**WRITTEN TASK:** Reproduce the data below in full and exclude every picture.

[BEGIN GIVEN MATERIAL]

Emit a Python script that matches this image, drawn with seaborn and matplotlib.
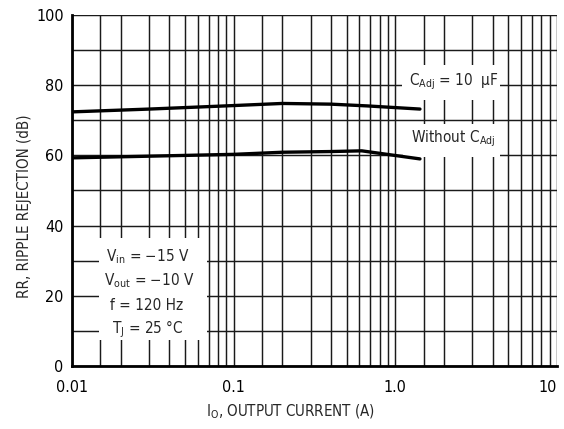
import numpy as np
import pandas as pd
import matplotlib
matplotlib.use("Agg")
import matplotlib.pyplot as plt
import seaborn as sns
from matplotlib.ticker import FixedLocator, NullFormatter, FixedFormatter
from matplotlib.patches import Rectangle
from matplotlib import font_manager as fm

# ---------------- data ----------------
current_cadj = [0.01, 0.03, 0.1, 0.2, 0.4, 0.67, 1.42]
rr_cadj = [72.4, 73.2, 74.2, 74.8, 74.6, 74.1, 73.2]
current_nocadj = [0.01, 0.1, 0.2, 0.4, 0.62, 1.42]
rr_nocadj = [59.3, 60.3, 60.9, 61.1, 61.3, 59.0]
x_ticks = [0.01, 0.1, 1.0, 10]
x_tick_labels = ["0.01", "0.1", "1.0", "10"]
y_ticks = [0, 20, 40, 60, 80, 100]

df = pd.concat([
    pd.DataFrame({"I": current_cadj, "RR": rr_cadj, "curve": "cadj"}),
    pd.DataFrame({"I": current_nocadj, "RR": rr_nocadj, "curve": "nocadj"}),
])

# ---------------- style ----------------
sns.set_theme(style="white")
fonts = fm.fontManager.ttflist
names = {f.name for f in fonts}
stretch = "normal"
if "Liberation Sans Narrow" in names:
    main_font = "Liberation Sans Narrow"
elif any(f.name == "DejaVu Sans" and f.stretch == "condensed" for f in fonts):
    main_font = "DejaVu Sans"
    stretch = "condensed"
else:
    main_font = "Liberation Sans"
plt.rcParams["font.family"] = [main_font, "DejaVu Sans"]
plt.rcParams["font.stretch"] = stretch
plt.rcParams["mathtext.fontset"] = "custom"
plt.rcParams["mathtext.rm"] = main_font
plt.rcParams["mathtext.it"] = main_font
plt.rcParams["mathtext.default"] = "regular"

FS = 11.5
FA = 11.0

fig = plt.figure(figsize=(5.64, 4.29), dpi=100)
ax = fig.add_axes([72 / 564, 1 - 366 / 429, 485 / 564, 351 / 429])

sns.lineplot(data=df, x="I", y="RR", hue="curve", palette=["black", "black"],
             linewidth=2.4, legend=False, ax=ax, zorder=5, sort=True)

ax.set_xscale("log")
ax.set_xlim(0.01, 10)
ax.set_ylim(0, 100)

minor = []
for d in [0.01, 0.1, 1.0]:
    for m in [1.5, 2, 3, 4, 5, 6, 7, 8, 9]:
        minor.append(d * m)
ax.xaxis.set_major_locator(FixedLocator(x_ticks))
ax.xaxis.set_major_formatter(FixedFormatter(x_tick_labels))
ax.xaxis.set_minor_locator(FixedLocator(minor))
ax.xaxis.set_minor_formatter(NullFormatter())
ax.yaxis.set_major_locator(FixedLocator(y_ticks))
ax.yaxis.set_minor_locator(FixedLocator(list(range(10, 100, 20))))

ax.grid(True, which="both", color="#1a1a1a", linewidth=1.05, zorder=1)
ax.set_axisbelow(True)
ax.tick_params(axis="both", which="both", length=0, labelsize=FS, colors="black")
ax.tick_params(axis="x", pad=10)
ax.tick_params(axis="y", pad=6)
for lbl in ax.get_xticklabels():
    if lbl.get_text() == "10":
        lbl.set_horizontalalignment("right")

for s in ["top", "right"]:
    ax.spines[s].set_visible(False)
for s in ["left", "bottom"]:
    ax.spines[s].set_color("black")
    ax.spines[s].set_linewidth(2.0)
    ax.spines[s].set_zorder(6)

ax.set_xlabel("I$_{O}$, OUTPUT CURRENT (A)", fontsize=10.8)
ax.set_ylabel("RR, RIPPLE REJECTION (dB)", fontsize=10.8)
ax.xaxis.set_label_coords(0.45, -0.105)
ax.yaxis.set_label_coords(-0.083, 0.455)

# white label boxes
for (x0, x1, y0, y1) in [(1.10, 4.47, 75.8, 85.8), (1.12, 4.47, 59.5, 68.9),
                         (0.0147, 0.0686, 7.4, 36.5)]:
    ax.add_patch(Rectangle((x0, y0), x1 - x0, y1 - y0, facecolor="white",
                           edgecolor="none", zorder=3))

ax.text(1.22, 80.1, "C$_{Adj}$ = 10  µF", fontsize=FA, ha="left",
        va="baseline", zorder=7)
ax.text(1.25, 63.6, "Without C$_{Adj}$", fontsize=FA, ha="left",
        va="baseline", zorder=7)
ax.text(0.0162, 29.7, "V$_{in}$ = −15 V", fontsize=FA, ha="left", va="baseline", zorder=7)
ax.text(0.0158, 23.1, "V$_{out}$ = −10 V", fontsize=FA, ha="left", va="baseline", zorder=7)
ax.text(0.0172, 16.0, "f = 120 Hz", fontsize=FA, ha="left", va="baseline", zorder=7)
ax.text(0.0177, 9.3, "T$_{J}$ = 25 °C", fontsize=FA, ha="left", va="baseline", zorder=7)

fig.savefig("out.png", dpi=100)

[END GIVEN MATERIAL]

**OUTPUT FOR THIS TASK:**
Emit a Python script that matches this image, drawn with seaborn and matplotlib.
import numpy as np
import pandas as pd
import matplotlib
matplotlib.use("Agg")
import matplotlib.pyplot as plt
import seaborn as sns
from matplotlib.ticker import FixedLocator, NullFormatter, FixedFormatter
from matplotlib.patches import Rectangle
from matplotlib import font_manager as fm

# ---------------- data ----------------
current_cadj = [0.01, 0.03, 0.1, 0.2, 0.4, 0.67, 1.42]
rr_cadj = [72.4, 73.2, 74.2, 74.8, 74.6, 74.1, 73.2]
current_nocadj = [0.01, 0.1, 0.2, 0.4, 0.62, 1.42]
rr_nocadj = [59.3, 60.3, 60.9, 61.1, 61.3, 59.0]
x_ticks = [0.01, 0.1, 1.0, 10]
x_tick_labels = ["0.01", "0.1", "1.0", "10"]
y_ticks = [0, 20, 40, 60, 80, 100]

df = pd.concat([
    pd.DataFrame({"I": current_cadj, "RR": rr_cadj, "curve": "cadj"}),
    pd.DataFrame({"I": current_nocadj, "RR": rr_nocadj, "curve": "nocadj"}),
])

# ---------------- style ----------------
sns.set_theme(style="white")
fonts = fm.fontManager.ttflist
names = {f.name for f in fonts}
stretch = "normal"
if "Liberation Sans Narrow" in names:
    main_font = "Liberation Sans Narrow"
elif any(f.name == "DejaVu Sans" and f.stretch == "condensed" for f in fonts):
    main_font = "DejaVu Sans"
    stretch = "condensed"
else:
    main_font = "Liberation Sans"
plt.rcParams["font.family"] = [main_font, "DejaVu Sans"]
plt.rcParams["font.stretch"] = stretch
plt.rcParams["mathtext.fontset"] = "custom"
plt.rcParams["mathtext.rm"] = main_font
plt.rcParams["mathtext.it"] = main_font
plt.rcParams["mathtext.default"] = "regular"

FS = 11.5
FA = 11.0

fig = plt.figure(figsize=(5.64, 4.29), dpi=100)
ax = fig.add_axes([72 / 564, 1 - 366 / 429, 485 / 564, 351 / 429])

sns.lineplot(data=df, x="I", y="RR", hue="curve", palette=["black", "black"],
             linewidth=2.4, legend=False, ax=ax, zorder=5, sort=True)

ax.set_xscale("log")
ax.set_xlim(0.01, 10)
ax.set_ylim(0, 100)

minor = []
for d in [0.01, 0.1, 1.0]:
    for m in [1.5, 2, 3, 4, 5, 6, 7, 8, 9]:
        minor.append(d * m)
ax.xaxis.set_major_locator(FixedLocator(x_ticks))
ax.xaxis.set_major_formatter(FixedFormatter(x_tick_labels))
ax.xaxis.set_minor_locator(FixedLocator(minor))
ax.xaxis.set_minor_formatter(NullFormatter())
ax.yaxis.set_major_locator(FixedLocator(y_ticks))
ax.yaxis.set_minor_locator(FixedLocator(list(range(10, 100, 20))))

ax.grid(True, which="both", color="#1a1a1a", linewidth=1.05, zorder=1)
ax.set_axisbelow(True)
ax.tick_params(axis="both", which="both", length=0, labelsize=FS, colors="black")
ax.tick_params(axis="x", pad=10)
ax.tick_params(axis="y", pad=6)
for lbl in ax.get_xticklabels():
    if lbl.get_text() == "10":
        lbl.set_horizontalalignment("right")

for s in ["top", "right"]:
    ax.spines[s].set_visible(False)
for s in ["left", "bottom"]:
    ax.spines[s].set_color("black")
    ax.spines[s].set_linewidth(2.0)
    ax.spines[s].set_zorder(6)

ax.set_xlabel("I$_{O}$, OUTPUT CURRENT (A)", fontsize=10.8)
ax.set_ylabel("RR, RIPPLE REJECTION (dB)", fontsize=10.8)
ax.xaxis.set_label_coords(0.45, -0.105)
ax.yaxis.set_label_coords(-0.083, 0.455)

# white label boxes
for (x0, x1, y0, y1) in [(1.10, 4.47, 75.8, 85.8), (1.12, 4.47, 59.5, 68.9),
                         (0.0147, 0.0686, 7.4, 36.5)]:
    ax.add_patch(Rectangle((x0, y0), x1 - x0, y1 - y0, facecolor="white",
                           edgecolor="none", zorder=3))

ax.text(1.22, 80.1, "C$_{Adj}$ = 10  µF", fontsize=FA, ha="left",
        va="baseline", zorder=7)
ax.text(1.25, 63.6, "Without C$_{Adj}$", fontsize=FA, ha="left",
        va="baseline", zorder=7)
ax.text(0.0162, 29.7, "V$_{in}$ = −15 V", fontsize=FA, ha="left", va="baseline", zorder=7)
ax.text(0.0158, 23.1, "V$_{out}$ = −10 V", fontsize=FA, ha="left", va="baseline", zorder=7)
ax.text(0.0172, 16.0, "f = 120 Hz", fontsize=FA, ha="left", va="baseline", zorder=7)
ax.text(0.0177, 9.3, "T$_{J}$ = 25 °C", fontsize=FA, ha="left", va="baseline", zorder=7)

fig.savefig("out.png", dpi=100)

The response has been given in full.